REQUIRED WORK: Leave out the pictures and repeat every record exactly.

Charts and diagrams as code:
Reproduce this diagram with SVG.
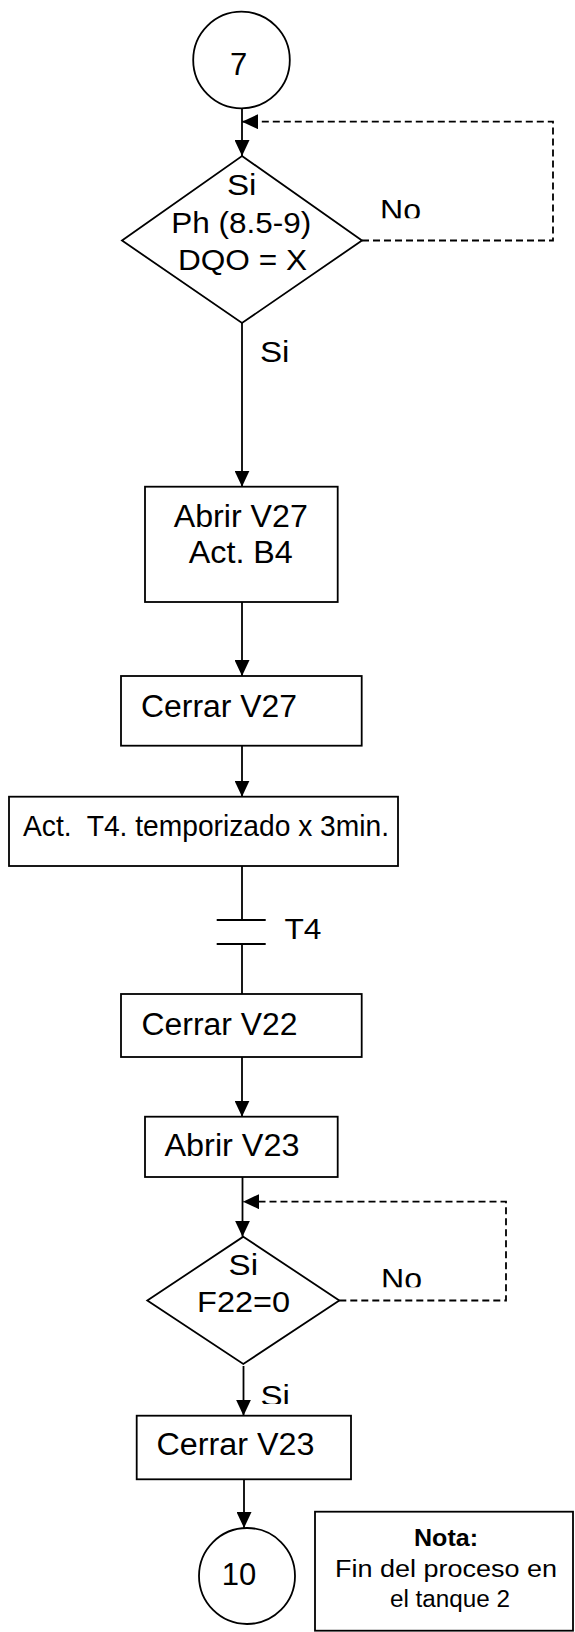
<svg xmlns="http://www.w3.org/2000/svg" width="575" height="1632" viewBox="0 0 575 1632">
<style>
.s{fill:#fff;stroke:#000;stroke-width:1.8}
.c{fill:none;stroke:#000;stroke-width:1.8}
.d{fill:none;stroke:#000;stroke-width:1.8;stroke-dasharray:7 4}
.t{font-family:"Liberation Sans",Arial,sans-serif;font-size:29px;fill:#000}
.b{font-size:31px}
.m{text-anchor:middle}
.n{font-family:"Liberation Sans",Arial,sans-serif;font-size:23.5px;fill:#000;text-anchor:middle}
</style>
<defs>
<marker id="ah" markerUnits="userSpaceOnUse" markerWidth="16" markerHeight="15" refX="16" refY="7.5" orient="auto">
<path d="M0,0 L16,7.5 L0,15 z" fill="#000"/>
</marker>
<clipPath id="cNo1"><rect x="370" y="180" width="70" height="38.3"/></clipPath>
<clipPath id="cNo2"><rect x="370" y="1250" width="70" height="37.3"/></clipPath>
<clipPath id="cSi2"><rect x="250" y="1370" width="60" height="34"/></clipPath>
</defs>

<g id="connectors">
<path class="c" d="M242,108.5 V156" marker-end="url(#ah)"/>
<path class="c" d="M242,323 V486.7" marker-end="url(#ah)"/>
<path class="c" d="M242,602 V676" marker-end="url(#ah)"/>
<path class="c" d="M242,745.7 V796.7" marker-end="url(#ah)"/>
<path class="c" d="M242,866 V920 M216.7,920 H265.7 M216.7,944 H265.7 M242,944 V994"/>
<path class="c" d="M242,1057 V1116.7" marker-end="url(#ah)"/>
<path class="c" d="M242.5,1177 V1236.7" marker-end="url(#ah)"/>
<path class="d" d="M362,240.5 H553 V121.7 H242" marker-end="url(#ah)"/>
<path class="d" d="M339.3,1300.5 H506 V1201.7 H243" marker-end="url(#ah)"/>
<path class="c" d="M243.5,1366 V1415.7" marker-end="url(#ah)"/>
<path class="c" d="M244,1479.3 V1528" marker-end="url(#ah)"/>
<text class="t" x="380" y="219.5" textLength="41" lengthAdjust="spacingAndGlyphs" clip-path="url(#cNo1)">No</text>
<text class="t" x="260" y="362" textLength="29.5" lengthAdjust="spacingAndGlyphs">Si</text>
<text class="t" x="284.5" y="939" textLength="37" lengthAdjust="spacingAndGlyphs">T4</text>
<text class="t" x="381" y="1288.5" textLength="41" lengthAdjust="spacingAndGlyphs" clip-path="url(#cNo2)">No</text>
<text class="t" x="260.5" y="1405.5" textLength="29.5" lengthAdjust="spacingAndGlyphs" clip-path="url(#cSi2)">Si</text>
</g>

<g id="start7">
<circle class="s" cx="241.5" cy="60" r="48.3"/>
<text class="t m" x="238.5" y="75" style="font-size:31px">7</text>
</g>

<g id="decision1">
<polygon class="s" points="242,156 362,240.5 242,323 122,240.5"/>
<text class="t m" x="241.7" y="195" textLength="29.5" lengthAdjust="spacingAndGlyphs">Si</text>
<text class="t m" x="241.3" y="232.7" textLength="140" lengthAdjust="spacingAndGlyphs">Ph (8.5-9)</text>
<text class="t m" x="242.5" y="270" textLength="129" lengthAdjust="spacingAndGlyphs">DQO = X</text>
</g>

<g id="abrirV27">
<rect class="s" x="145" y="486.7" width="192.7" height="115.3"/>
<text class="t b m" x="240.8" y="526.7" textLength="134" lengthAdjust="spacingAndGlyphs">Abrir V27</text>
<text class="t b m" x="240.8" y="563" textLength="104" lengthAdjust="spacingAndGlyphs">Act. B4</text>
</g>

<g id="cerrarV27">
<rect class="s" x="121" y="676" width="240.7" height="69.7"/>
<text class="t b" x="141" y="716.7" textLength="156" lengthAdjust="spacingAndGlyphs">Cerrar V27</text>
</g>

<g id="actT4">
<rect class="s" x="9" y="796.7" width="389" height="69.3"/>
<text class="t" x="23" y="836" style="font-size:30px" textLength="366" lengthAdjust="spacingAndGlyphs">Act.&#160; T4. temporizado x 3min.</text>
</g>

<g id="cerrarV22">
<rect class="s" x="121" y="994" width="240.7" height="63"/>
<text class="t b" x="141.5" y="1034.5" textLength="156" lengthAdjust="spacingAndGlyphs">Cerrar V22</text>
</g>

<g id="abrirV23">
<rect class="s" x="145" y="1116.7" width="192.7" height="60.3"/>
<text class="t b" x="164.5" y="1156" textLength="135" lengthAdjust="spacingAndGlyphs">Abrir V23</text>
</g>

<g id="decision2">
<polygon class="s" points="243.3,1236.7 339.3,1300.5 243.3,1364 147.3,1300.5"/>
<text class="t m" x="243.3" y="1275" textLength="29.5" lengthAdjust="spacingAndGlyphs">Si</text>
<text class="t m" x="243.6" y="1311.7" textLength="93" lengthAdjust="spacingAndGlyphs">F22=0</text>
</g>

<g id="cerrarV23">
<rect class="s" x="136.7" y="1415.7" width="214.3" height="63.6"/>
<text class="t b" x="156.5" y="1455" textLength="158" lengthAdjust="spacingAndGlyphs">Cerrar V23</text>
</g>

<g id="end10">
<circle class="s" cx="247" cy="1576" r="48"/>
<text class="t m" x="239" y="1585" style="font-size:31px">10</text>
</g>

<g id="nota">
<rect class="s" x="315" y="1511.7" width="258" height="119"/>
<text class="n" x="446" y="1546" style="font-weight:bold" textLength="64" lengthAdjust="spacingAndGlyphs">Nota:</text>
<text class="n" x="446" y="1576.5" textLength="222" lengthAdjust="spacingAndGlyphs">Fin del proceso en</text>
<text class="n" x="450" y="1606.5" textLength="120" lengthAdjust="spacingAndGlyphs">el tanque 2</text>
</g>
</svg>
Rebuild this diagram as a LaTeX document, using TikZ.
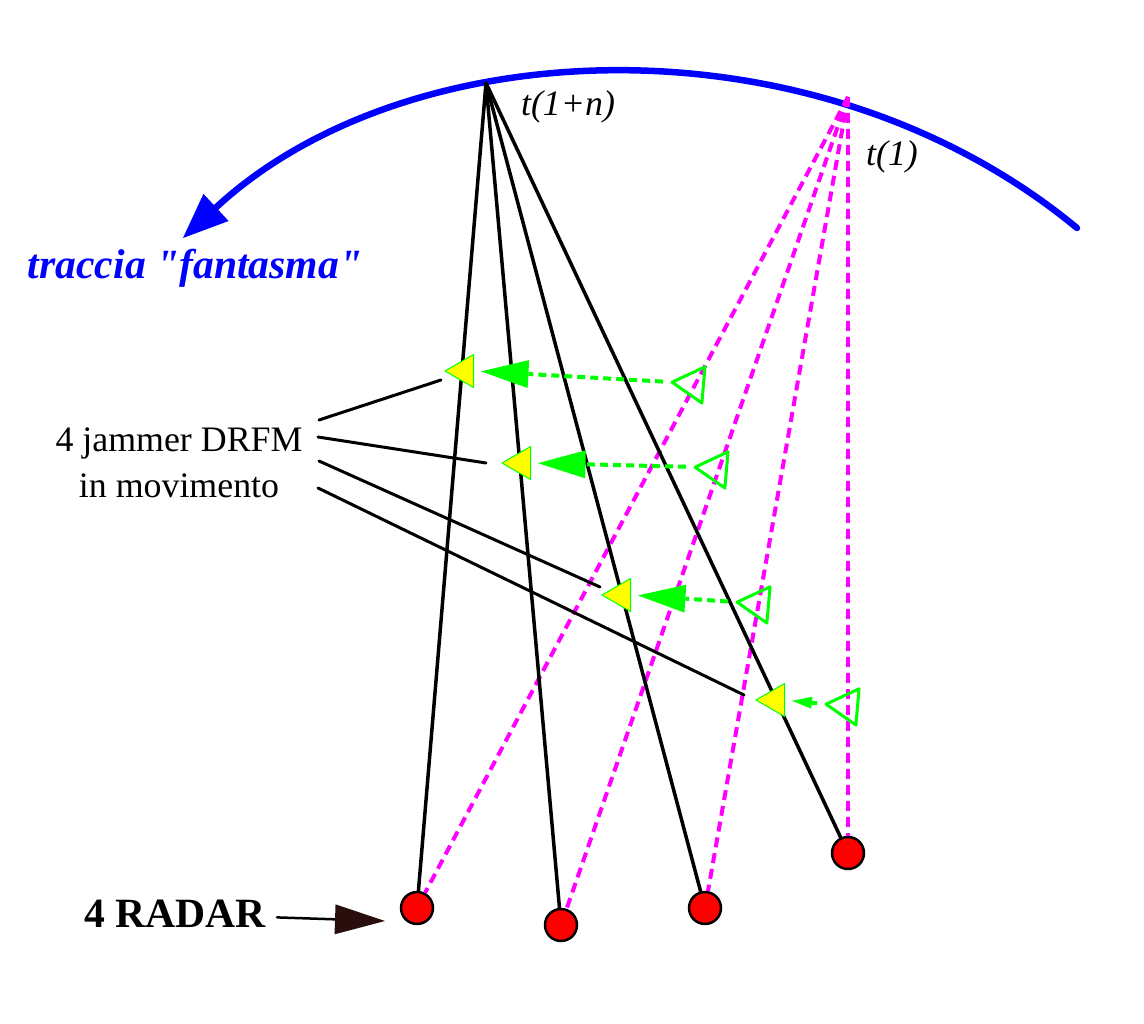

EXPECTED ANSWER:
Reproduce this diagram with SVG.
<svg xmlns="http://www.w3.org/2000/svg" width="575" height="1632" viewBox="0 0 575 1632">
<style>
.s{fill:#fff;stroke:#000;stroke-width:1.8}
.c{fill:none;stroke:#000;stroke-width:1.8}
.d{fill:none;stroke:#000;stroke-width:1.8;stroke-dasharray:7 4}
.t{font-family:"Liberation Sans",Arial,sans-serif;font-size:29px;fill:#000}
.b{font-size:31px}
.m{text-anchor:middle}
.n{font-family:"Liberation Sans",Arial,sans-serif;font-size:23.5px;fill:#000;text-anchor:middle}
</style>
<defs>
<marker id="ah" markerUnits="userSpaceOnUse" markerWidth="16" markerHeight="15" refX="16" refY="7.5" orient="auto">
<path d="M0,0 L16,7.5 L0,15 z" fill="#000"/>
</marker>
<clipPath id="cNo1"><rect x="370" y="180" width="70" height="38.3"/></clipPath>
<clipPath id="cNo2"><rect x="370" y="1250" width="70" height="37.3"/></clipPath>
<clipPath id="cSi2"><rect x="250" y="1370" width="60" height="34"/></clipPath>
</defs>

<g id="connectors">
<path class="c" d="M242,108.5 V156" marker-end="url(#ah)"/>
<path class="c" d="M242,323 V486.7" marker-end="url(#ah)"/>
<path class="c" d="M242,602 V676" marker-end="url(#ah)"/>
<path class="c" d="M242,745.7 V796.7" marker-end="url(#ah)"/>
<path class="c" d="M242,866 V920 M216.7,920 H265.7 M216.7,944 H265.7 M242,944 V994"/>
<path class="c" d="M242,1057 V1116.7" marker-end="url(#ah)"/>
<path class="c" d="M242.5,1177 V1236.7" marker-end="url(#ah)"/>
<path class="d" d="M362,240.5 H553 V121.7 H242" marker-end="url(#ah)"/>
<path class="d" d="M339.3,1300.5 H506 V1201.7 H243" marker-end="url(#ah)"/>
<path class="c" d="M243.5,1366 V1415.7" marker-end="url(#ah)"/>
<path class="c" d="M244,1479.3 V1528" marker-end="url(#ah)"/>
<text class="t" x="380" y="219.5" textLength="41" lengthAdjust="spacingAndGlyphs" clip-path="url(#cNo1)">No</text>
<text class="t" x="260" y="362" textLength="29.5" lengthAdjust="spacingAndGlyphs">Si</text>
<text class="t" x="284.5" y="939" textLength="37" lengthAdjust="spacingAndGlyphs">T4</text>
<text class="t" x="381" y="1288.5" textLength="41" lengthAdjust="spacingAndGlyphs" clip-path="url(#cNo2)">No</text>
<text class="t" x="260.5" y="1405.5" textLength="29.5" lengthAdjust="spacingAndGlyphs" clip-path="url(#cSi2)">Si</text>
</g>

<g id="start7">
<circle class="s" cx="241.5" cy="60" r="48.3"/>
<text class="t m" x="238.5" y="75" style="font-size:31px">7</text>
</g>

<g id="decision1">
<polygon class="s" points="242,156 362,240.5 242,323 122,240.5"/>
<text class="t m" x="241.7" y="195" textLength="29.5" lengthAdjust="spacingAndGlyphs">Si</text>
<text class="t m" x="241.3" y="232.7" textLength="140" lengthAdjust="spacingAndGlyphs">Ph (8.5-9)</text>
<text class="t m" x="242.5" y="270" textLength="129" lengthAdjust="spacingAndGlyphs">DQO = X</text>
</g>

<g id="abrirV27">
<rect class="s" x="145" y="486.7" width="192.7" height="115.3"/>
<text class="t b m" x="240.8" y="526.7" textLength="134" lengthAdjust="spacingAndGlyphs">Abrir V27</text>
<text class="t b m" x="240.8" y="563" textLength="104" lengthAdjust="spacingAndGlyphs">Act. B4</text>
</g>

<g id="cerrarV27">
<rect class="s" x="121" y="676" width="240.7" height="69.7"/>
<text class="t b" x="141" y="716.7" textLength="156" lengthAdjust="spacingAndGlyphs">Cerrar V27</text>
</g>

<g id="actT4">
<rect class="s" x="9" y="796.7" width="389" height="69.3"/>
<text class="t" x="23" y="836" style="font-size:30px" textLength="366" lengthAdjust="spacingAndGlyphs">Act.&#160; T4. temporizado x 3min.</text>
</g>

<g id="cerrarV22">
<rect class="s" x="121" y="994" width="240.7" height="63"/>
<text class="t b" x="141.5" y="1034.5" textLength="156" lengthAdjust="spacingAndGlyphs">Cerrar V22</text>
</g>

<g id="abrirV23">
<rect class="s" x="145" y="1116.7" width="192.7" height="60.3"/>
<text class="t b" x="164.5" y="1156" textLength="135" lengthAdjust="spacingAndGlyphs">Abrir V23</text>
</g>

<g id="decision2">
<polygon class="s" points="243.3,1236.7 339.3,1300.5 243.3,1364 147.3,1300.5"/>
<text class="t m" x="243.3" y="1275" textLength="29.5" lengthAdjust="spacingAndGlyphs">Si</text>
<text class="t m" x="243.6" y="1311.7" textLength="93" lengthAdjust="spacingAndGlyphs">F22=0</text>
</g>

<g id="cerrarV23">
<rect class="s" x="136.7" y="1415.7" width="214.3" height="63.6"/>
<text class="t b" x="156.5" y="1455" textLength="158" lengthAdjust="spacingAndGlyphs">Cerrar V23</text>
</g>

<g id="end10">
<circle class="s" cx="247" cy="1576" r="48"/>
<text class="t m" x="239" y="1585" style="font-size:31px">10</text>
</g>

<g id="nota">
<rect class="s" x="315" y="1511.7" width="258" height="119"/>
<text class="n" x="446" y="1546" style="font-weight:bold" textLength="64" lengthAdjust="spacingAndGlyphs">Nota:</text>
<text class="n" x="446" y="1576.5" textLength="222" lengthAdjust="spacingAndGlyphs">Fin del proceso en</text>
<text class="n" x="450" y="1606.5" textLength="120" lengthAdjust="spacingAndGlyphs">el tanque 2</text>
</g>
</svg>
Rebuild this diagram as a LaTeX document, using TikZ.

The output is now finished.